- Directed by: R. Jayaprakash
- Written by: R. Jayaprakash
- Produced by: R. Jayaprakash Yazh Mozhi R. Babu Sankar
- Starring: Athvik Jalandhar; Pooja Ramakrishnan; Jogikumar; Gopalakrishnan; Muthirulan; Se Thamizh;
- Cinematography: R. Jayaprakash
- Edited by: R. Jayaprakash
- Music by: Ganesh Raghavendra
- Production company: Lemurian Thirakkalam
- Release dates: 2017 (Festivals); 20 July 2018;
- Country: India
- Language: Tamil

= Vinveli Payana Kurippugal =

2017 Indian film by R. Jayaprakash

Vinveli Payana Kurippugal (Tamil: விண்வெளி பயணக் குறிப்புகள்; English: space trip notes) is a 2017 science fiction film written, co-produced and directed by R. Jayaprakash and produced by Yazh Mozhi R. Babu Sankar under the company Lemurian Thirakkalam. The film played as an official selection in 28 different international film festivals, ultimately winning 12 different awards, including Cult Critic Awards.
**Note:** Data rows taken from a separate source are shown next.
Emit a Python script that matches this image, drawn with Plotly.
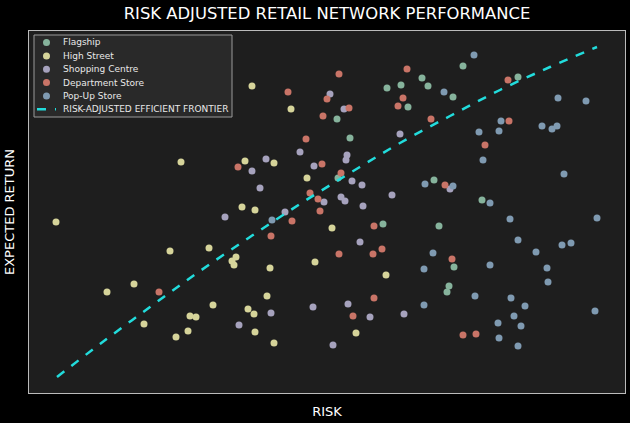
import plotly.graph_objects as go

# Data (risk, expected return) in arbitrary chart units
flagship_risk = [337, 350, 338, 387, 401, 422, 428, 408, 453, 463, 518, 434, 482, 383, 439, 454, 449, 447]
flagship_ret = [304, 285, 245, 335, 338, 345, 337, 316, 326, 357, 346, 243, 223, 199, 197, 156, 137, 131]

high_risk = [252, 291, 245, 274, 181, 307, 56, 242, 255, 332, 170, 209, 236, 232, 234, 270, 315, 134, 107, 213,
             267, 248, 254, 190, 196, 144, 176, 188, 255, 274, 386, 356]
high_ret = [337, 314, 262, 260, 261, 245, 201, 216, 213, 195, 172, 175, 166, 162, 158, 155, 161, 139, 131, 118,
            127, 114, 109, 107, 106, 99, 86, 92, 91, 80, 148, 90]

shop_risk = [330, 344, 300, 266, 252, 314, 260, 347, 346, 352, 362, 324, 341, 345, 363, 392, 400, 225, 285, 450,
             360, 348, 313, 271, 239, 370, 404, 333]
shop_ret = [329, 314, 271, 264, 252, 257, 235, 268, 263, 242, 238, 221, 226, 222, 217, 228, 289, 206, 211, 234,
            181, 119, 116, 110, 98, 106, 109, 78]

dept_risk = [288, 339, 327, 349, 323, 306, 238, 322, 341, 310, 318, 320, 292, 271, 159, 407, 403, 398, 431, 508,
             509, 485, 445, 374, 339, 373, 382, 452, 374, 353, 463, 476]
dept_ret = [331, 349, 324, 315, 307, 284, 256, 259, 250, 230, 224, 212, 202, 187, 131, 354, 325, 317, 304, 343,
            302, 278, 238, 197, 169, 169, 174, 164, 125, 107, 88, 89]

popup_risk = [444, 474, 558, 586, 501, 479, 499, 483, 542, 552, 557, 564, 425, 453, 490, 272, 510, 597, 518, 433,
              536, 562, 571, 424, 490, 547, 548, 475, 511, 525, 595, 424, 514, 521, 498, 499, 518]
popup_ret = [331, 368, 325, 322, 302, 291, 292, 263, 297, 294, 297, 249, 239, 237, 220, 203, 204, 205, 183, 170,
             171, 178, 180, 154, 158, 155, 141, 127, 125, 117, 112, 118, 107, 97, 100, 85, 77]

frontier_risk = [57, 100, 150, 200, 250, 300, 350, 400, 450, 500, 550, 597]
frontier_ret = [46, 79, 116, 152, 186, 219, 250, 280, 307, 333, 356, 376]

series_names = ["Flagship", "High Street", "Shopping Centre", "Department Store", "Pop-Up Store"]
series_colors = ["#86b39c", "#d6d49a", "#a6a2bd", "#c97467", "#7f9ab1"]
series_x = [flagship_risk, high_risk, shop_risk, dept_risk, popup_risk]
series_y = [flagship_ret, high_ret, shop_ret, dept_ret, popup_ret]
frontier_name = "RISK-ADJUSTED EFFICIENT FRONTIER"
frontier_color = "#22dcdc"

W, H = 630, 423
L, R, T, B = 29, 5, 31, 30
PW, PH = W - L - R, H - T - B


def px(x):  # pixel -> paper x
    return (x - L) / PW


def py(y):  # pixel -> paper y
    return (H - B - y) / PH


fig = go.Figure()
for name, xs, ys, col in zip(series_names, series_x, series_y, series_colors):
    fig.add_trace(go.Scatter(x=xs, y=ys, mode="markers", name=name, showlegend=False,
                             marker=dict(color=col, size=7, line=dict(width=0))))

fig.add_trace(go.Scatter(x=frontier_risk, y=frontier_ret, mode="lines", name=frontier_name,
                         showlegend=False,
                         line=dict(color=frontier_color, width=2.5, dash="dash", shape="spline")))

# Legend drawn as a framed box (matches the compact matplotlib-style legend)
shapes = [dict(type="rect", xref="paper", yref="paper", x0=px(34), x1=px(232), y0=py(117), y1=py(35),
               fillcolor="rgba(42,42,42,0.9)", line=dict(color="#9a9a9a", width=1), layer="above")]
annotations = []
row_y = [42.5, 56, 69.3, 82.6, 96, 109.3]
legend_font = dict(size=9, color="#e8e8e8", family="DejaVu Sans")
for i, (name, col) in enumerate(zip(series_names, series_colors)):
    yy = row_y[i]
    shapes.append(dict(type="circle", xref="paper", yref="paper", x0=px(43), x1=px(50),
                       y0=py(yy + 3.5), y1=py(yy - 3.5), fillcolor=col, line=dict(width=0), layer="above"))
    annotations.append(dict(text=name, xref="paper", yref="paper", x=px(61), y=py(yy), xanchor="left",
                            yanchor="middle", showarrow=False, font=legend_font))
yy = row_y[5]
shapes.append(dict(type="line", xref="paper", yref="paper", x0=px(37), x1=px(56), y0=py(yy), y1=py(yy),
                   line=dict(color=frontier_color, width=2.5, dash="dash"), layer="above"))
annotations.append(dict(text=frontier_name, xref="paper", yref="paper", x=px(61), y=py(yy), xanchor="left",
                        yanchor="middle", showarrow=False, font=legend_font))

fig.update_layout(
    width=W, height=H,
    paper_bgcolor="#000000", plot_bgcolor="#1e1e1e",
    font=dict(family="DejaVu Sans", color="#ffffff"),
    margin=dict(l=L, r=R, t=T, b=B),
    title=dict(text="RISK ADJUSTED RETAIL NETWORK PERFORMANCE", xref="paper", x=0.5, xanchor="center",
               y=1 - 13 / H, yanchor="middle", font=dict(size=16.4, color="#ffffff")),
    showlegend=False,
    shapes=shapes,
    annotations=annotations,
)
fig.update_xaxes(range=[29, 625], showticklabels=False, ticks="", showgrid=False, zeroline=False,
                 showline=True, linecolor="#bbbbbb", linewidth=1, mirror=True, automargin=False,
                 title=dict(text="RISK", font=dict(size=13, color="#ffffff"), standoff=13))
fig.update_yaxes(range=[30, 392], showticklabels=False, ticks="", showgrid=False, zeroline=False,
                 showline=True, linecolor="#bbbbbb", linewidth=1, mirror=True, automargin=False,
                 title=dict(text="EXPECTED RETURN", font=dict(size=13, color="#ffffff"), standoff=10))

fig.write_html("out.html", config={"displayModeBar": False},
               post_script="document.body.style.margin='0';document.body.style.overflow='hidden';"
                           "document.body.style.background='#000';")
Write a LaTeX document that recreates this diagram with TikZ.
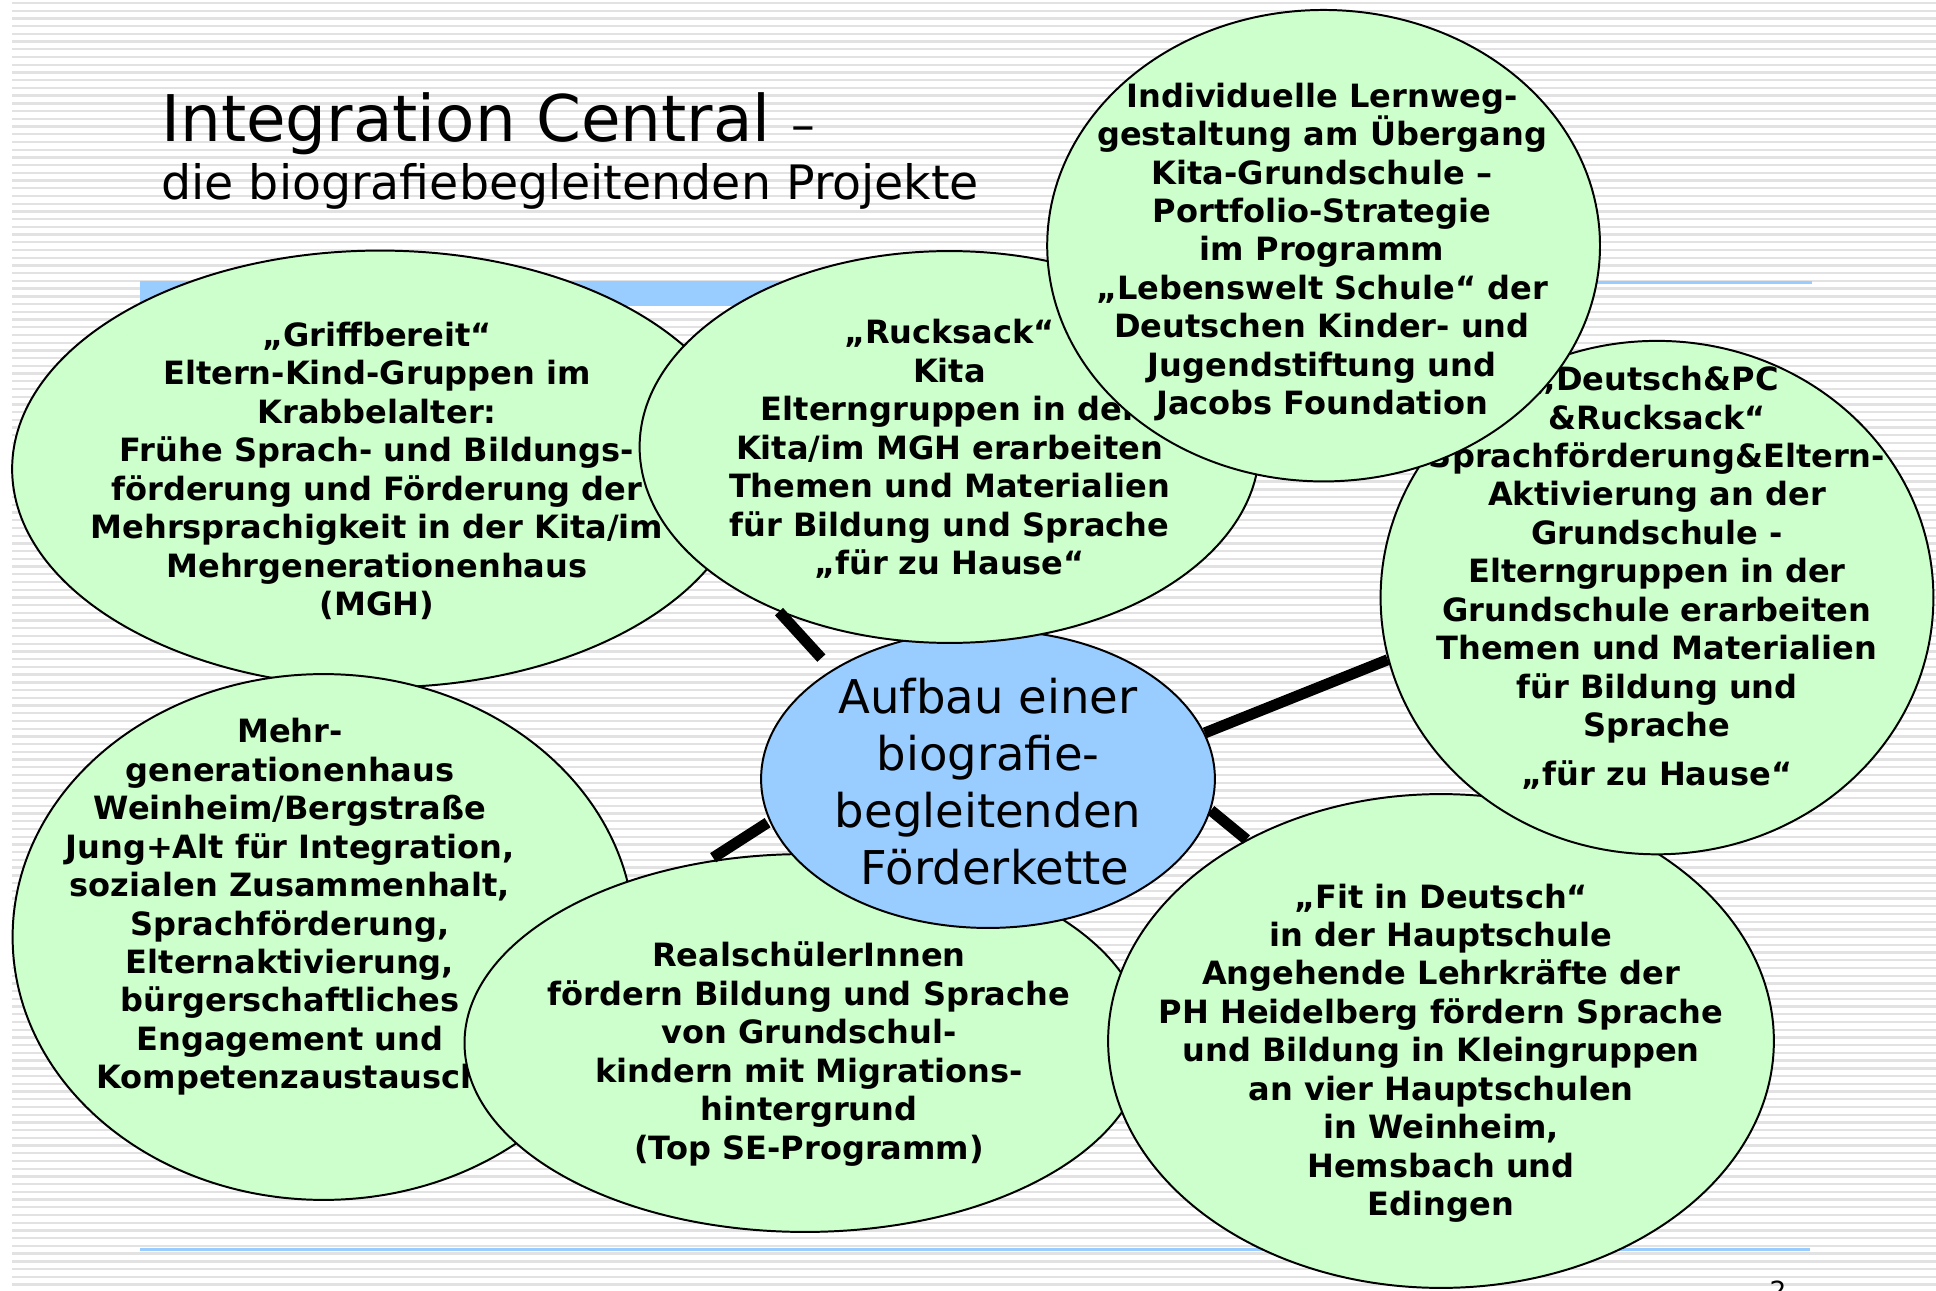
\documentclass[tikz,border=0pt]{standalone}
\usepackage{fontspec}
\setmainfont{DejaVu Sans}
\usetikzlibrary{shapes.geometric,calc,positioning}
\definecolor{mint}{RGB}{204,255,204}
\definecolor{sky}{RGB}{153,204,255}
\definecolor{stripegray}{RGB}{226,226,226}
\tikzstyle{blob} = [ellipse, draw=black, line width=0.9pt, fill=mint, inner sep=0pt]
\tikzstyle{hubblob} = [blob, fill=sky]
\tikzstyle{txt} = [align=center, inner sep=0pt, font=\fontsize{14.6}{17.5}\selectfont\bfseries]
\tikzstyle{link} = [line width=5pt]
\tikzstyle{stripeline} = [stripegray, line width=1.05pt]

\begin{document}
\begin{tikzpicture}[x=0.016cm, y=-0.016cm]
 \useasboundingbox (0,0) rectangle (1936,1291);
 \fill[white] (0,0) rectangle (1936,1291);
 \foreach \y in {3,10.72,...,1291}
   \draw[stripeline] (12,\y) -- (1936,\y);
 \fill[sky] (140,281) rectangle (1000,306);
 \draw[sky, line width=0.048cm] (1000,282.5) -- (1812,282.5);
 \draw[sky, line width=0.045cm] (140,1249.3) -- (1810,1249.3);

 \node (title) [anchor=base west, inner sep=0pt, font=\fontsize{29.3}{35}\selectfont] at (161,142)
   {Integration Central {\fontsize{21.6}{26}\selectfont –}};
 \node (subtitle) [anchor=base west, inner sep=0pt, font=\fontsize{21.6}{26}\selectfont] at (161,200)
   {die biografiebegleitenden Projekte};

 \node (griff) [blob, minimum width=11.776cm, minimum height=6.992cm] at (380,469) {};
 \node (griff-txt) [txt] at (377,471) {„Griffbereit“\\Eltern-Kind-Gruppen im\\Krabbelalter:\\Frühe Sprach- und Bildungs-\\förderung und Förderung der\\Mehrsprachigkeit in der Kita/im\\Mehrgenerationenhaus\\(MGH)};

 \node (mehr) [blob, minimum width=9.952cm, minimum height=8.416cm] at (323.5,937) {};
 \node (mehr-txt) [txt] at (290,907) {Mehr-\\generationenhaus\\Weinheim/Bergstraße\\Jung+Alt für Integration,\\sozialen Zusammenhalt,\\Sprachförderung,\\Elternaktivierung,\\bürgerschaftliches\\Engagement und\\Kompetenzaustausch};

 \node (real) [blob, minimum width=10.9cm, minimum height=6.048cm] at (805,1043) {};
 \node (real-txt) [txt] at (809,1054) {RealschülerInnen\\fördern Bildung und Sprache\\von Grundschul-\\kindern mit Migrations-\\hintergrund\\(Top SE-Programm)};

 \node (hub) [hubblob, minimum width=7.264cm, minimum height=4.768cm] at (988,779) {};
 \node (hub-txt) [align=center, inner sep=0pt, font=\fontsize{21.2}{26}\selectfont] at (988,782)
   {Aufbau einer\\biografie-\\begleitenden\\\hspace*{.3em}Förderkette};

 \node (ruck) [blob, minimum width=9.92cm, minimum height=6.272cm] at (949.5,447) {};
 \node (ruck-txt) [txt] at (949.5,449) {„Rucksack“\\Kita\\Elterngruppen in der\\Kita/im MGH erarbeiten\\Themen und Materialien\\für Bildung und Sprache\\„für zu Hause“};

 \node (fit) [blob, minimum width=10.656cm, minimum height=7.904cm] at (1441,1041) {};
 \node (fit-txt) [txt] at (1441,1053) {„Fit in Deutsch“\\in der Hauptschule\\Angehende Lehrkräfte der\\PH Heidelberg fördern Sprache\\und Bildung in Kleingruppen\\an vier Hauptschulen\\in Weinheim,\\Hemsbach und\\Edingen};

 \node (dpc) [blob, minimum width=8.848cm, minimum height=8.218cm] at (1657,597.6) {};
 \node (dpc-txt) [txt] at (1657,578) {„Deutsch\&PC\\\&Rucksack“\\Sprachförderung\&Eltern-\\Aktivierung an der\\Grundschule -\\Elterngruppen in der\\Grundschule erarbeiten\\Themen und Materialien\\für Bildung und\\Sprache\\[5pt]„für zu Hause“};

 \node (indiv) [blob, minimum width=8.848cm, minimum height=7.546cm] at (1323.6,245.7) {};
 \node (indiv-txt) [txt] at (1322,252) {Individuelle Lernweg-\\gestaltung am Übergang\\Kita-Grundschule –\\Portfolio-Strategie\\im Programm\\„Lebenswelt Schule“ der\\Deutschen Kinder- und\\Jugendstiftung und\\Jacobs Foundation};

 % connectors
 \draw[link] (ruck.224) -- ($(ruck.224)!0.8!(hub.145)$);
 \draw[link] (hub.12) -- (dpc.193);
 \draw[link] (hub.-8) -- (fit.134);
 \draw[link] ($(real.118)!0.08!(hub.191)$) -- ($(real.118)!0.97!(hub.191)$);

 \node (pagenum) [anchor=north, inner sep=0pt, font=\fontsize{12}{14}\selectfont] at (1778,1280) {2};
\end{tikzpicture}
\end{document}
The film premiered in theaters on July 20, 2018.

==Cast==
- Athvik Jalandhar
- Pooja Ramakrishnan
- Jogikumar
- Gopalakrishnan
- Muthirulan
- Se Thamizh

==Production==
The first shooting schedule was started in the forest area of Telangana state and the second schedule was done in Aruppukottai and Madurai and its nearby area in 2016–17.

==Soundtrack==
Ganesh Raghavendra composed the music.